** Begin **

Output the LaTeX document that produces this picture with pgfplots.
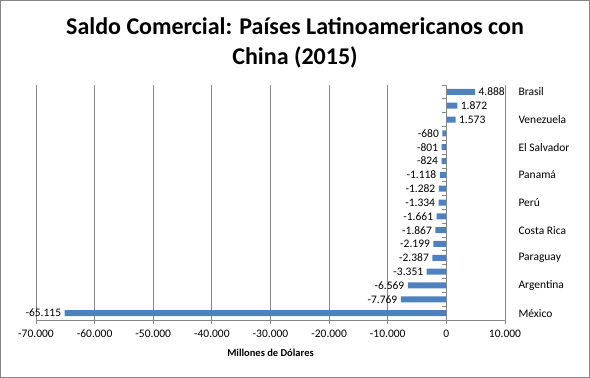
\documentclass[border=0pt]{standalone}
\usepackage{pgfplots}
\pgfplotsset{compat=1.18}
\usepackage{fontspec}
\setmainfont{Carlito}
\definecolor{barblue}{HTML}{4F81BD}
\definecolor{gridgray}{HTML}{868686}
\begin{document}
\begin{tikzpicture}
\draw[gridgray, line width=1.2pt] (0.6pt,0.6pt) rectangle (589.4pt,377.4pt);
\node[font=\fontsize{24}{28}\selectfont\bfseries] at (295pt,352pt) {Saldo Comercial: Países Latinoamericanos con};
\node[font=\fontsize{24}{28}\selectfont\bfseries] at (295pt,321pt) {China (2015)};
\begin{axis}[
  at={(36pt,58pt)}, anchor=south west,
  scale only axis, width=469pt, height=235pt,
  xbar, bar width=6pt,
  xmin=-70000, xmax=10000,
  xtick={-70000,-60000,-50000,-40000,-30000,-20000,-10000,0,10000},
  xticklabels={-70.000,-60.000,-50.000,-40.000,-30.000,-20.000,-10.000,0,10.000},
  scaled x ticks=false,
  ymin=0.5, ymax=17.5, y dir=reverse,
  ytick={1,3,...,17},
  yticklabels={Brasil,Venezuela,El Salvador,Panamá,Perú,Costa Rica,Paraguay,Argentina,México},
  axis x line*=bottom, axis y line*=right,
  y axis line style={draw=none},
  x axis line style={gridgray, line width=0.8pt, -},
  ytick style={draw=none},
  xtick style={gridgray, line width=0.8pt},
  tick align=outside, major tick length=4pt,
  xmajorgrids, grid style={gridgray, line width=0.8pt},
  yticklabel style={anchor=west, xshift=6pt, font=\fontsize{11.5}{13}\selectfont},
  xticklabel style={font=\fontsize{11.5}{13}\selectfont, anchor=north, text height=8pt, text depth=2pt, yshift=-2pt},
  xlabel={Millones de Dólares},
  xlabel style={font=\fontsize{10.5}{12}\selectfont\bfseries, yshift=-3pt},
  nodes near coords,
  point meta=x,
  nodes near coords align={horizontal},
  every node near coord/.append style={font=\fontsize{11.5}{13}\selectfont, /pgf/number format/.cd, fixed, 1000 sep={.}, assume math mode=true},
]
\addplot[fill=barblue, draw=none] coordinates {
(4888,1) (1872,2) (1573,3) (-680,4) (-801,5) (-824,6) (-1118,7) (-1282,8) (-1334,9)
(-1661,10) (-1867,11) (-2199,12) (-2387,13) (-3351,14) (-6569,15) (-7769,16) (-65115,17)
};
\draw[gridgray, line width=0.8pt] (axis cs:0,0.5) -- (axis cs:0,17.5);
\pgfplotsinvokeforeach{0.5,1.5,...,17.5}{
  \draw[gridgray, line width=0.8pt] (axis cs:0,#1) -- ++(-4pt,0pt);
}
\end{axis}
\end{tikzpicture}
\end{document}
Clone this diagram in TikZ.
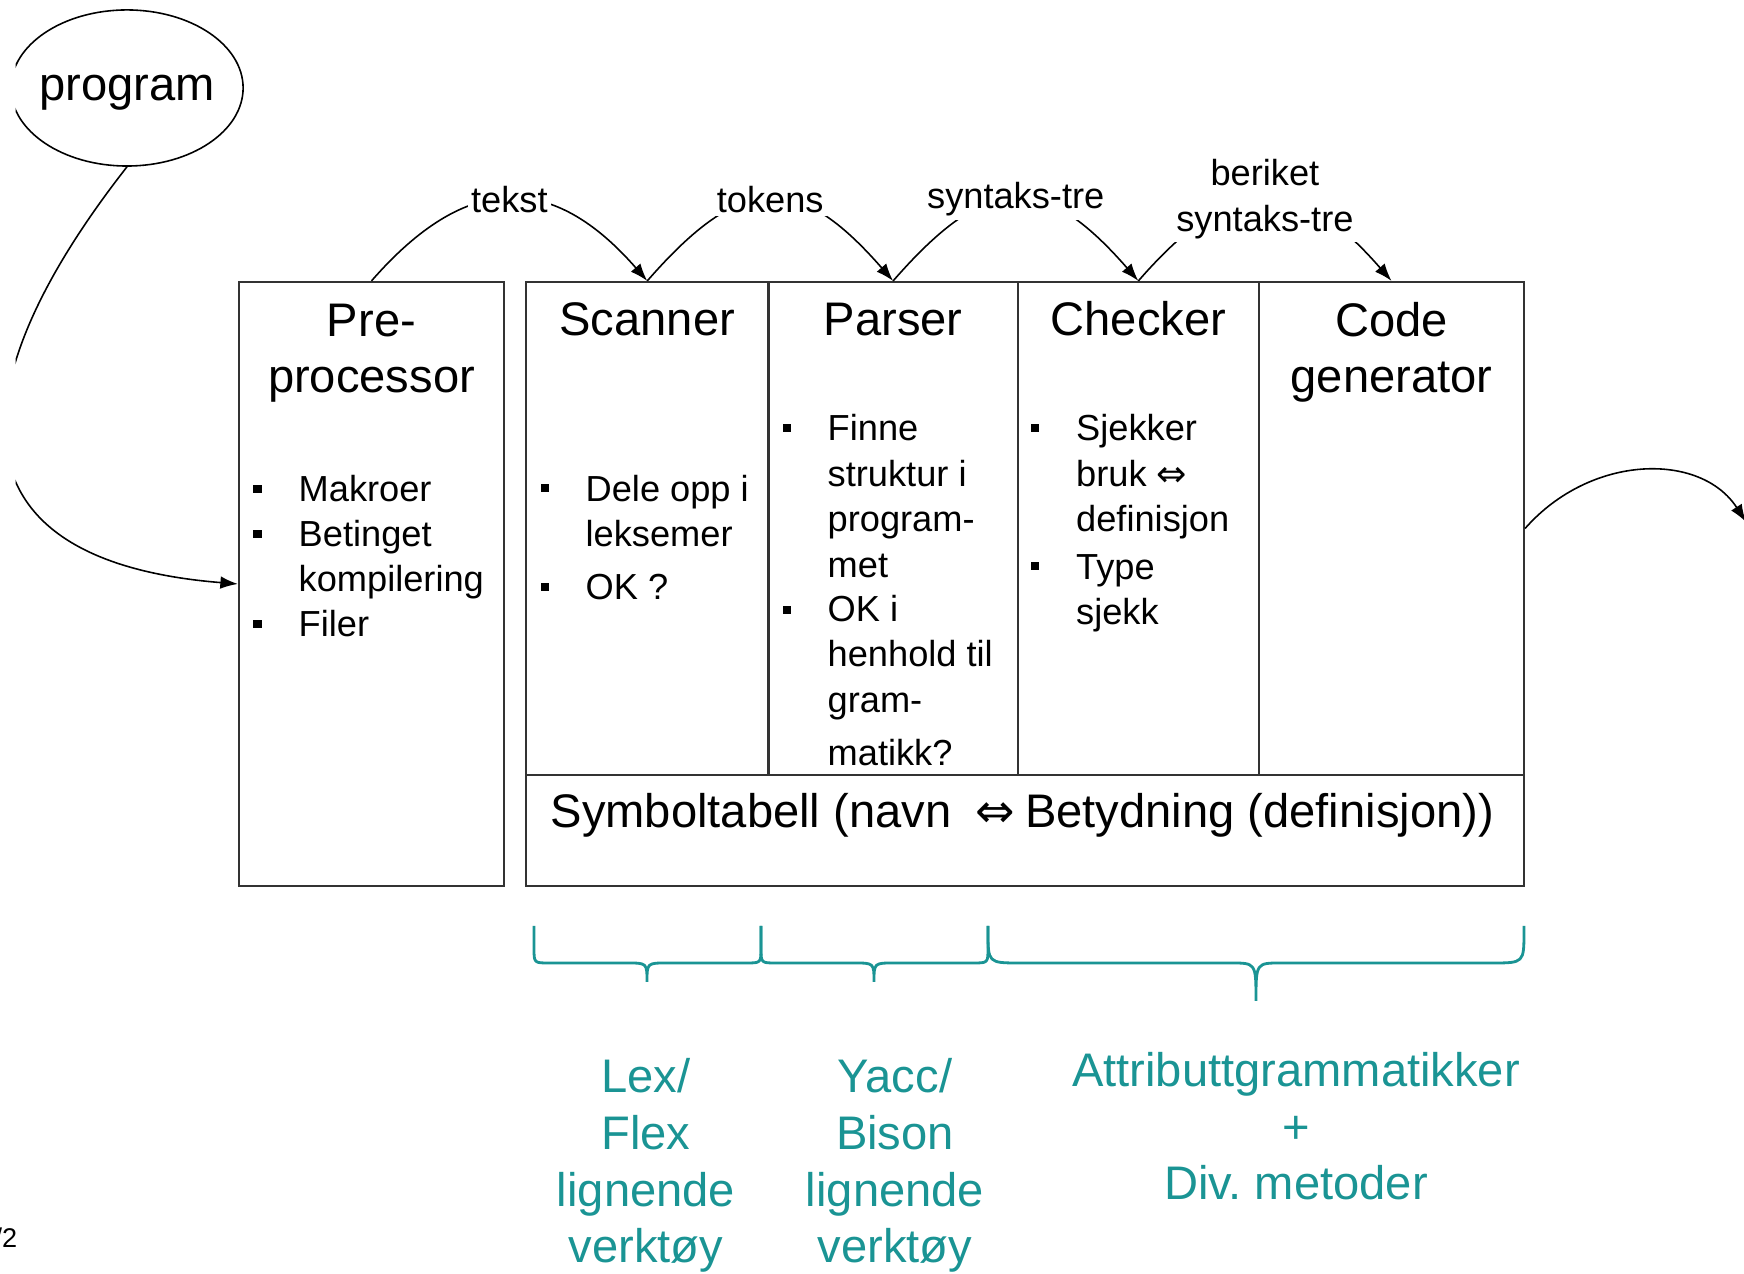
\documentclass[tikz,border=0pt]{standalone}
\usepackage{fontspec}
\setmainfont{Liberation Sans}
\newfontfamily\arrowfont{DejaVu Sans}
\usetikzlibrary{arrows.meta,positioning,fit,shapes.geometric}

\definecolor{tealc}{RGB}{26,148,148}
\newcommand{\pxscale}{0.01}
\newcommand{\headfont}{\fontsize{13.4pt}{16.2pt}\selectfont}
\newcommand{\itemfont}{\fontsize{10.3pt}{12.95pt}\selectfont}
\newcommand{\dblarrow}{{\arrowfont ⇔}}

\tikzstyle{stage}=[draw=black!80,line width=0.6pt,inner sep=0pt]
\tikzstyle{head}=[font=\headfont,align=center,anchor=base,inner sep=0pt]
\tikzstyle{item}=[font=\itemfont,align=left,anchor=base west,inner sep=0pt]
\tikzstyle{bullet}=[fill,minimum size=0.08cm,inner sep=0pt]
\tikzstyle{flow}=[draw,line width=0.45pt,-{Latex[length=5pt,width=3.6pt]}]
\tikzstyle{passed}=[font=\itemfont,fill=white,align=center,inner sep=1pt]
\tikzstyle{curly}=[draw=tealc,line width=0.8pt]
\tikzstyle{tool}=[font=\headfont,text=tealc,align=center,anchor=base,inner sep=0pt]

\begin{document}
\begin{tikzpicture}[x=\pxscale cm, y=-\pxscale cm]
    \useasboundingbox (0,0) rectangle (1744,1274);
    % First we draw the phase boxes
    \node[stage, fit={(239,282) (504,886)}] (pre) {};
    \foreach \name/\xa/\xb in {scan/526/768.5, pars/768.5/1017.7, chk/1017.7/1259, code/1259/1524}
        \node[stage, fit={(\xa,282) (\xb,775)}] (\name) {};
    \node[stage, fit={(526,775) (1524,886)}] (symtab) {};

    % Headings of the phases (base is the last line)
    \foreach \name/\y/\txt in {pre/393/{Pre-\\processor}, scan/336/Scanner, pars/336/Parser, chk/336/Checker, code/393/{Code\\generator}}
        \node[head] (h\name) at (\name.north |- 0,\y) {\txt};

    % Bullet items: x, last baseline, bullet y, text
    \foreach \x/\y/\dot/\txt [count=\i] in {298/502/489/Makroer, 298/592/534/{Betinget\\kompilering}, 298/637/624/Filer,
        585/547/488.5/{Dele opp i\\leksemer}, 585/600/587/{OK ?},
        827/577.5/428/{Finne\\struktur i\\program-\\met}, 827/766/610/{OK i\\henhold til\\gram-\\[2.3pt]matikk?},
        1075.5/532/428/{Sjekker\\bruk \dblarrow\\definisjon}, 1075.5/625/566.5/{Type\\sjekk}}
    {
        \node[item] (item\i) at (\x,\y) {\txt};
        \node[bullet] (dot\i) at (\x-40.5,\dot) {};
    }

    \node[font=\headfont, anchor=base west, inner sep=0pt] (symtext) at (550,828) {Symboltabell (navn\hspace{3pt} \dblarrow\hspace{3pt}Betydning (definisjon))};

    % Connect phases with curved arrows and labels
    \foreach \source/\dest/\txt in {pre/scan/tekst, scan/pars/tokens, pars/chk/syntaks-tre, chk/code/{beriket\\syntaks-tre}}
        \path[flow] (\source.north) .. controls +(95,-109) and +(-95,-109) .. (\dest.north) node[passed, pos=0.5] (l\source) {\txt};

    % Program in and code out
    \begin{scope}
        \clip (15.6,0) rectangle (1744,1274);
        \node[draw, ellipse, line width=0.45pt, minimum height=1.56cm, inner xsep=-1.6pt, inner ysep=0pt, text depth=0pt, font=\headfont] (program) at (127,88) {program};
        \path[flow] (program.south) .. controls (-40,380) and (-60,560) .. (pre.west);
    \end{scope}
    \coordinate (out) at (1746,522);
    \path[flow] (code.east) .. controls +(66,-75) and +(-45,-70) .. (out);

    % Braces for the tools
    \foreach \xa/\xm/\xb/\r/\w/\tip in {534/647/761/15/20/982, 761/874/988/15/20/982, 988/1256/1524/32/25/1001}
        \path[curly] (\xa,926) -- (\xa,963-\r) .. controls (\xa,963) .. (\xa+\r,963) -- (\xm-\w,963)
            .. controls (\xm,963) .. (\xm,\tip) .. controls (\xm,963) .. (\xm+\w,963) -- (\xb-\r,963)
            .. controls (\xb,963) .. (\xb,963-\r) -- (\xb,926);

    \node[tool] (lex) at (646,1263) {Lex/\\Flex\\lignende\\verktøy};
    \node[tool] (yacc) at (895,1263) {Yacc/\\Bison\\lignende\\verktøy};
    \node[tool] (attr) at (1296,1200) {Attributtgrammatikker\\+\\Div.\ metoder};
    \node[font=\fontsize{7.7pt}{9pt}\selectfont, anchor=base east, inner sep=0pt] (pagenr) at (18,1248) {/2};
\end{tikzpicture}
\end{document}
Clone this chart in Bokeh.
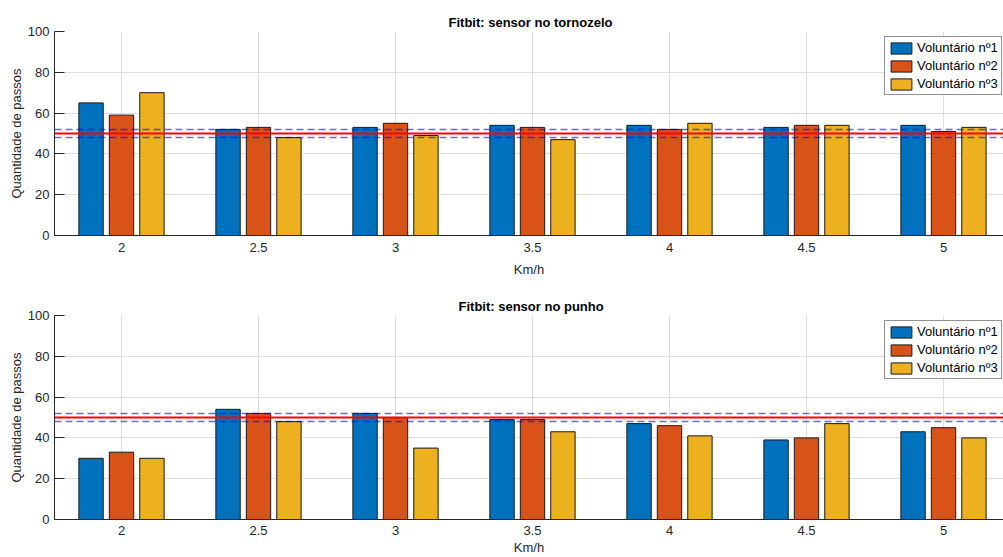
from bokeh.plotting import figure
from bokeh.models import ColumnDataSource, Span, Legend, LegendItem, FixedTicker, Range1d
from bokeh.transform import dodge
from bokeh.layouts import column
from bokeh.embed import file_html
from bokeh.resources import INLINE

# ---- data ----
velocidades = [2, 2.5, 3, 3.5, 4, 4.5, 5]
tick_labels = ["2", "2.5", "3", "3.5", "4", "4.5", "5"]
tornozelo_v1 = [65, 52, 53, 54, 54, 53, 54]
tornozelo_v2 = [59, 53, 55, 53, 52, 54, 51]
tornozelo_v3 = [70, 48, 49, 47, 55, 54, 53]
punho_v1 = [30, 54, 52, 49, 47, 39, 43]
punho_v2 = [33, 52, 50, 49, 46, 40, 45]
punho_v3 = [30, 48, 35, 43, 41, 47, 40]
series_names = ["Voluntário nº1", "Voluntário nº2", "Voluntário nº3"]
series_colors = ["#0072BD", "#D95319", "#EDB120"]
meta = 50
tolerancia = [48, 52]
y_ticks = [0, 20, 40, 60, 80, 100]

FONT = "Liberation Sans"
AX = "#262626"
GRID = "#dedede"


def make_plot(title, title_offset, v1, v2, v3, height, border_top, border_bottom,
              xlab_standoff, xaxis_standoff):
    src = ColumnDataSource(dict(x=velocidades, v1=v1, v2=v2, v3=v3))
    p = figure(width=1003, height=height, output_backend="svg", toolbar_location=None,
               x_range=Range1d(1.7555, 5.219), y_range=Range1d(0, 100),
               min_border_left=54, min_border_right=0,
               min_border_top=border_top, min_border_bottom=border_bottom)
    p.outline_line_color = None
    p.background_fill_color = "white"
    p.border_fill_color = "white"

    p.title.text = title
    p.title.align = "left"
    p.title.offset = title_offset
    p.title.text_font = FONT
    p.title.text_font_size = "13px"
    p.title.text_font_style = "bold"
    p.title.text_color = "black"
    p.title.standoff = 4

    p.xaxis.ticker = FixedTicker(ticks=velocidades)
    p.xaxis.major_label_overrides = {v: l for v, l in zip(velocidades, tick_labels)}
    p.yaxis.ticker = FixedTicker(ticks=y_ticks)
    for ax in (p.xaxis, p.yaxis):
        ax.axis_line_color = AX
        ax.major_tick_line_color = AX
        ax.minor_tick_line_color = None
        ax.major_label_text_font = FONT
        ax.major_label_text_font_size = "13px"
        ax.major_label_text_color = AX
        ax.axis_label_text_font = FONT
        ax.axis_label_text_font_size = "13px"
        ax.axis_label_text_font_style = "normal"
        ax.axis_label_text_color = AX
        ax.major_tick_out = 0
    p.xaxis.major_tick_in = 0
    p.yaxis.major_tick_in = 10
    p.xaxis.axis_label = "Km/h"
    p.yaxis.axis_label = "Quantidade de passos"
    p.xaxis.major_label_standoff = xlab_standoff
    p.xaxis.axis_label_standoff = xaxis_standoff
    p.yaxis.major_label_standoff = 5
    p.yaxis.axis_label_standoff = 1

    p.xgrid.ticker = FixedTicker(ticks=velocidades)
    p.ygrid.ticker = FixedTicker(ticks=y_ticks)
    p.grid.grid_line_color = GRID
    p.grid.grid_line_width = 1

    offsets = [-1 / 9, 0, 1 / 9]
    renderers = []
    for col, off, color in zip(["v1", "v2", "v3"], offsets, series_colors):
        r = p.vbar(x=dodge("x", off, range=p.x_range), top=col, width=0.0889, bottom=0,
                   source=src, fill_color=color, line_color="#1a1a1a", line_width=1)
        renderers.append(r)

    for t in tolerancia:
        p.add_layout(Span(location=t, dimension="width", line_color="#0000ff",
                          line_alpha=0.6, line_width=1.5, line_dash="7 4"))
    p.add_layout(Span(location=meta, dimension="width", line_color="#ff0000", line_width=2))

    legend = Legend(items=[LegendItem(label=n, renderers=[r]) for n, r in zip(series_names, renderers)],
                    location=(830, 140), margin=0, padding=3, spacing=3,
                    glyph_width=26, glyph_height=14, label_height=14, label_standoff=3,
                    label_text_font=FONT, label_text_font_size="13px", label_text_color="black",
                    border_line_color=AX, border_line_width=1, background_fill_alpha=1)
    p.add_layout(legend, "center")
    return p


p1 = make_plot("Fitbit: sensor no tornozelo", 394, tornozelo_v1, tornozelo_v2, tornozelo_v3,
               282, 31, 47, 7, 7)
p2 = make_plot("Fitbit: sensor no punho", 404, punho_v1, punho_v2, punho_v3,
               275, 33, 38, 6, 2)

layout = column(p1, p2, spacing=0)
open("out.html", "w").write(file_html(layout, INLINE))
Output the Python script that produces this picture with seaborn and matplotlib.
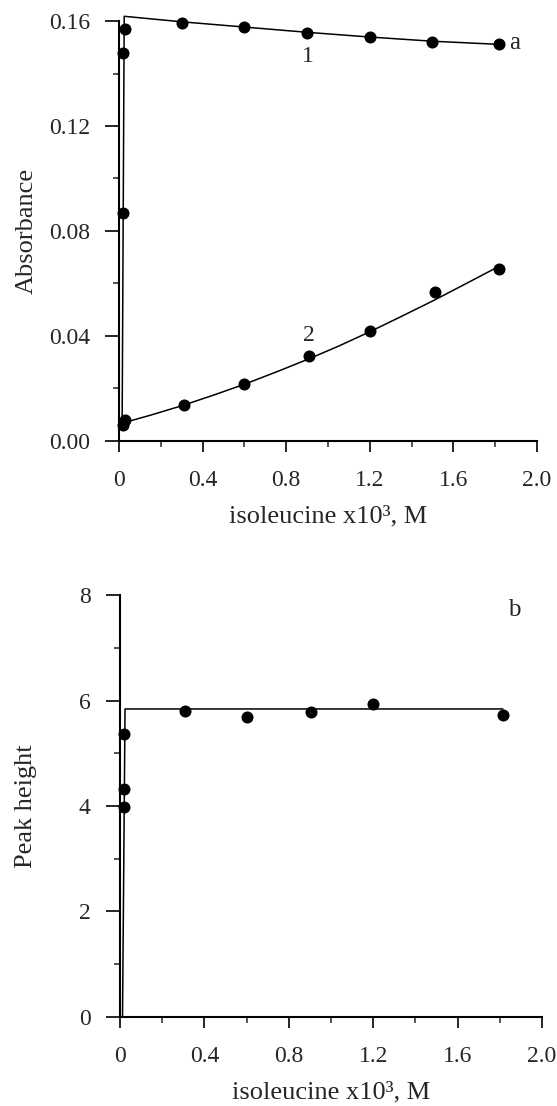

** End **

TO BE DONE: Take out nothing but the lines from the one containing "Clone this chart in Bokeh." to the one containing "from bokeh.resources import INLINE", inclusive, retyped exactly. Drop the pictures.

RESULT BELOW:
Clone this chart in Bokeh.
from bokeh.plotting import figure
from bokeh.models import ColumnDataSource, Span, Legend, LegendItem, FixedTicker, Range1d
from bokeh.transform import dodge
from bokeh.layouts import column
from bokeh.embed import file_html
from bokeh.resources import INLINE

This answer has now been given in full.